Vintage: The Cat and the Canary
In 1927, German director Paul Leni made The Cat and the Canary for Universal. It was the first of six adaptations of the 1922 stage play, but more importantly, it was the "cornerstone" of Universal's still-famed horror line-up, which eventually included Dracula, Frankenstein, The Wolf Man, The Mummy, and The Invisible Man.
Even more importantly than that, it was one of the first horror comedies. The Evil Dead and Snakes on a Plane have their heritage in this film. It was one of the first haunted house films. The Haunting and Poltergeist have their heritage here as well. That's the weird thing about studying such an early era. Lines of creative ancestry always seem to converge.
Here's a vintage ad for the then-new film. In our Ballyhoo series, we've been stepping through a catalog of crazy marketing stunts, the vast majority of which are unheard of today. But here we see a pretty familiar format. Big title. Pull quotes from critics. Celebrity names (that we no longer recognize today). One page ads haven't actually changed all that much. More sophisticated imagery, a more eye-drawing use of fonts and text styles, but that's it.
Paul Leni, if you remember the brief name-drop in our German Expressionism segment from Episode 19, directed the film Waxworks (1924), an anthology of short stories, each told in a different expressionist style, and also the masterpiece The Man Who Laughs (1928), one of the very best expressionist films. He made only one film after that and died in 1929, at only 45 years old. Most of his films were made in Germany, but his last four, including The Cat and the Canary, were made in the United States, and it is because of people like Leni moving to Hollywood and bringing their artistry with them that American films of the 30s and 40s look so bold and inventive. Film noir and the Universal horror line-up are unmistakably American, but their heritage in German horror is crystal clear.
But as I said at the outset, one of the interesting things about The Cat and the Canary is that it's a horror-comedy. The humor is less apparent in this version than in some of the later ones (most notably the 1939 version with Bob Hope!) but it's there, and it was one of the first films to introduce this idea that something could be scary and funny at the same time. Today, as a culture, we are so keyed into the idea of using humor as a defense mechanism against horror -- as a way of tempering the effects of shock or terror or any kind of discomfort, really -- that it's arguably more difficult to pull off a straight horror film than an actual horror-comedy. But in 1927, the idea wasn't so familiar.
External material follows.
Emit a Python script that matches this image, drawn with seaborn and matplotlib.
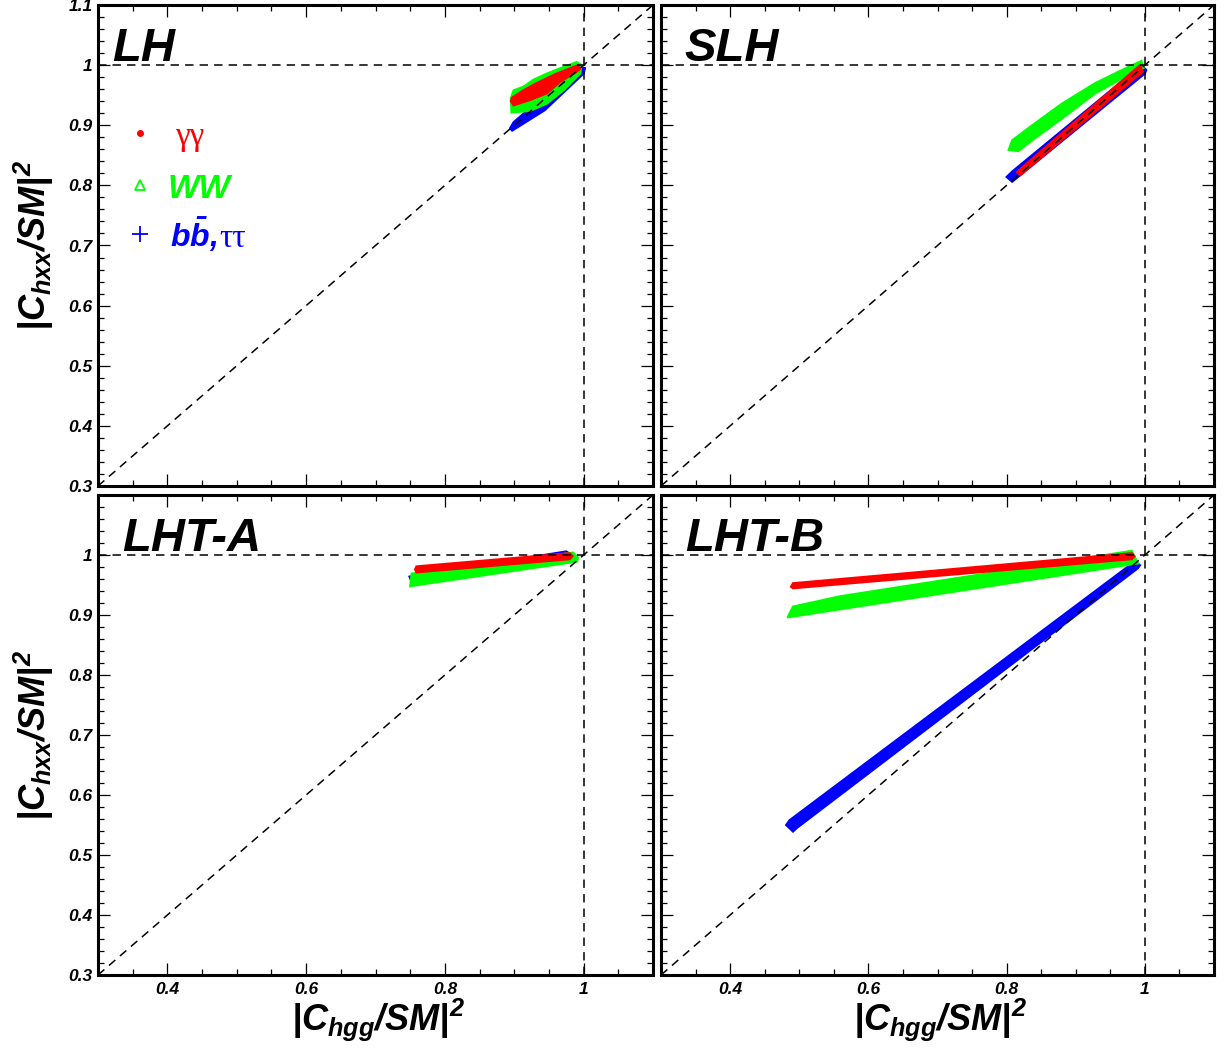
import seaborn as sns
import matplotlib.pyplot as plt
import numpy as np
from matplotlib.ticker import MultipleLocator, FuncFormatter

# band outlines (x = |C_hgg/SM|^2, y = |C_hxx/SM|^2)
# LH
lh_bb_x = [0.894, 0.899, 0.908, 0.950, 0.995, 1.002, 1.000, 0.944, 0.897]
lh_bb_y = [0.895, 0.905, 0.914, 0.955, 0.997, 0.995, 0.986, 0.925, 0.891]
lh_ww_x = [0.895, 0.899, 0.913, 0.928, 0.947, 0.971, 0.990, 0.997, 0.995, 0.971, 0.947, 0.923, 0.896]
lh_ww_y = [0.945, 0.958, 0.964, 0.976, 0.986, 0.997, 1.005, 1.000, 0.986, 0.958, 0.936, 0.924, 0.921]
lh_gg_x = [0.895, 0.897, 0.913, 0.932, 0.961, 0.992, 0.995, 0.990, 0.966, 0.947, 0.923, 0.899]
lh_gg_y = [0.940, 0.946, 0.958, 0.970, 0.986, 1.000, 0.994, 0.989, 0.972, 0.953, 0.942, 0.933]

# SLH
slh_bb_x = [0.800, 0.808, 0.995, 1.002, 1.000, 0.808]
slh_bb_y = [0.814, 0.823, 1.000, 0.992, 0.986, 0.806]
slh_ww_x = [0.803, 0.808, 0.837, 0.880, 0.928, 0.976, 0.995, 0.998, 0.976, 0.928, 0.880, 0.837, 0.817]
slh_ww_y = [0.859, 0.875, 0.900, 0.936, 0.970, 0.997, 1.007, 0.995, 0.983, 0.953, 0.911, 0.875, 0.857]
slh_gg_x = [0.815, 0.993, 0.997, 0.820]
slh_gg_y = [0.8225, 1.000, 0.989, 0.817]

# LHT-A
lhta_bb_x = [0.749, 0.975, 0.990, 0.751]
lhta_bb_y = [0.964, 1.006, 0.995, 0.958]
lhta_ww_x = [0.752, 0.985, 0.992, 0.990, 0.750]
lhta_ww_y = [0.969, 1.004, 0.995, 0.989, 0.948]
lhta_gg_x = [0.757, 0.759, 0.980, 0.984, 0.980, 0.759]
lhta_gg_y = [0.976, 0.981, 1.003, 0.998, 0.993, 0.971]

# LHT-B
lhtb_bb_x = [0.481, 0.486, 0.985, 0.993, 0.990, 0.496, 0.491]
lhtb_bb_y = [0.550, 0.558, 0.989, 0.983, 0.978, 0.5445, 0.539]
lhtb_ww_x = [0.483, 0.491, 0.558, 0.981, 0.990]
lhtb_ww_y = [0.896, 0.914, 0.931, 1.007, 0.986]
lhtb_gg_x = [0.488, 0.491, 0.981, 0.985, 0.981, 0.491]
lhtb_gg_y = [0.947, 0.953, 1.003, 0.998, 0.993, 0.9445]

panel_names = ["LH", "SLH", "LHT-A", "LHT-B"]
red, green, blue = "#ff0000", "#00ff00", "#0000ff"

sns.set_style("ticks")
plt.rcParams['font.family'] = ['Liberation Sans', 'DejaVu Sans']
plt.rcParams['text.color'] = 'black'
plt.rcParams['xtick.color'] = 'black'
plt.rcParams['ytick.color'] = 'black'
plt.rcParams['axes.edgecolor'] = 'black'
plt.rcParams['mathtext.fontset'] = 'custom'
plt.rcParams['mathtext.it'] = 'Liberation Sans:italic:bold'
plt.rcParams['mathtext.rm'] = 'Liberation Sans:italic:bold'
plt.rcParams['mathtext.bf'] = 'Liberation Sans:italic:bold'

W, H = 1224, 1055
fig = plt.figure(figsize=(W / 100, H / 100), dpi=100)

boxes = [(98, 5, 555, 481), (661, 5, 553, 481), (98, 495, 555, 480), (661, 495, 553, 480)]
bands = [
    (lh_bb_x, lh_bb_y, lh_ww_x, lh_ww_y, lh_gg_x, lh_gg_y),
    (slh_bb_x, slh_bb_y, slh_ww_x, slh_ww_y, slh_gg_x, slh_gg_y),
    (lhta_bb_x, lhta_bb_y, lhta_ww_x, lhta_ww_y, lhta_gg_x, lhta_gg_y),
    (lhtb_bb_x, lhtb_bb_y, lhtb_ww_x, lhtb_ww_y, lhtb_gg_x, lhtb_gg_y),
]

tickfont = dict(family='Liberation Sans', weight='bold', style='italic', size=12.5)


def fmt(v, pos):
    return f"{v:g}"


def fmt_nolast(v, pos):
    if v > 1.05:
        return ""
    return f"{v:g}"


axes = []
for i, (px, py, pw, ph) in enumerate(boxes):
    ax = fig.add_axes([px / W, 1 - (py + ph) / H, pw / W, ph / H])
    axes.append(ax)
    bx, by, wx, wy, gx, gy = bands[i]
    ax.fill(bx, by, color=blue, ec=blue, lw=1.5, zorder=2)
    ax.fill(wx, wy, color=green, ec=green, lw=1.5, zorder=3)
    ax.fill(gx, gy, color=red, ec=red, lw=1.5, zorder=4)

    ax.axline((1, 1), slope=1, color='black', lw=1.1, ls=(0, (5.5, 4)), zorder=5)
    ax.axhline(1, color='black', lw=1.1, ls=(0, (5.5, 4)), zorder=5)
    ax.axvline(1, color='black', lw=1.1, ls=(0, (5.5, 4)), zorder=5)

    ax.set_xlim(0.3, 1.1)
    ax.set_ylim(0.3, 1.1)
    ax.xaxis.set_major_locator(MultipleLocator(0.2))
    ax.xaxis.set_minor_locator(MultipleLocator(0.05))
    ax.yaxis.set_major_locator(MultipleLocator(0.1))
    ax.yaxis.set_minor_locator(MultipleLocator(0.02))
    ax.tick_params(which='both', direction='in', top=True, right=True, width=0.9, color='black')
    ax.tick_params(which='major', length=8.5)
    ax.tick_params(which='minor', length=4.3)
    ax.tick_params(axis='x', pad=5)
    ax.tick_params(axis='y', pad=4)
    for s in ax.spines.values():
        s.set_linewidth(2.2)
        s.set_color('black')

    if i < 2:
        ax.set_xticklabels([])
    else:
        ax.xaxis.set_major_formatter(FuncFormatter(fmt))
    if i % 2 == 1:
        ax.set_yticklabels([])
    else:
        ax.yaxis.set_major_formatter(FuncFormatter(fmt if i == 0 else fmt_nolast))
    for lab in ax.get_xticklabels() + ax.get_yticklabels():
        lab.set_fontproperties(tickfont)
        lab.set_color('black')

    ax.text(0.025 if i == 0 else 0.043, 0.884, panel_names[i], transform=ax.transAxes,
            fontsize=34, fontweight='bold', fontstyle='italic', family='Liberation Sans',
            ha='left', va='baseline', zorder=6, color='black')

# legend drawn by hand in the LH panel
ax = axes[0]
ax.plot([0.0757], [0.734], marker='o', ms=4, color=red, transform=ax.transAxes, ls='none')
ax.plot([0.0757], [0.626], marker='^', ms=7, mfc='none', mec=green, mew=1.3,
        transform=ax.transAxes, ls='none')
ax.plot([0.0757], [0.524], marker='+', ms=11, color=blue, mew=1.3, transform=ax.transAxes, ls='none')
ax.text(0.139, 0.709, "γγ", color=red, family='Liberation Serif', fontsize=24,
        transform=ax.transAxes, va='baseline')
ax.text(0.126, 0.599, "WW", color=green, family='Liberation Sans', fontweight='bold',
        fontstyle='italic', fontsize=24, transform=ax.transAxes, va='baseline')
ax.text(0.130, 0.497, r"$b\bar{b}$,", color=blue, fontsize=23, fontweight='bold',
        fontstyle='italic', transform=ax.transAxes, va='baseline')
ax.text(0.218, 0.497, "ττ", color=blue, family='Liberation Serif', fontsize=24,
        transform=ax.transAxes, va='baseline')

ylab = r"$|C_{hxx}/SM|^{2}$"
xlab = r"$|C_{hgg}/SM|^{2}$"
fig.text(34 / W, 1 - 245 / H, ylab, rotation=90, ha='center', va='center', fontsize=26)
fig.text(34 / W, 1 - 735 / H, ylab, rotation=90, ha='center', va='center', fontsize=26)
fig.text(378 / W, 1 - 1020 / H, xlab, ha='center', va='center', fontsize=26)
fig.text(940 / W, 1 - 1020 / H, xlab, ha='center', va='center', fontsize=26)

fig.savefig("out.png", dpi=100, facecolor='white')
And maybe that's why the early horror films work so well: they're so earnest and straightforward. They aren't always conspicuously trying to manipulate the humor angle, either to cash in on it or to sidestep it. They simply are what they are. Leni was sort of the only guy at the time experimenting with mixing horror and comedy in a major way. We should, however, acknowledge Buster Keaton for his 1921 short, "The Haunted House."
So perhaps it makes sense, then, that while American horror films remained earnest for a few more decades before dabbling with comedy, the haunted house subgenre that The Cat and the Canary more directly inspired took the reverse path: they were comic right from the beginning, and except for an exception here and there, it wasn't until much, much later that haunted house films started to be earnestly scary.
Up through the 1950s, haunted house films were primarily the province of comedians. Bob Hope, as I said, made his version of The Cat and the Canary, and others fitted the idea to their own comic styles: Laurel and Hardy, Abbott and Costello, Blondie & Dagwood, Francis the Talking Mule, The East Side Kids, Don Knotts, Jerry Lewis, and the list goes on.
You don't need to see many of these knock-offs before the gags become familiar: the funny guy (Costello, Dagwood, Jerry Lewis, etc) gets scared by ghosts that conveniently disappear once the straight man (Abbott, Blondie, Dean Martin, etc) shows up to investigate. Despite that, a surprising number of these haunted house comedies are worth seeing.
We're drifting away from The Cat and the Canary again, though, where the comedy is much more subtle and subservient to the central mystery and the creepy atmosphere. If you're interested in expressionism or horror comedies, this is one to see.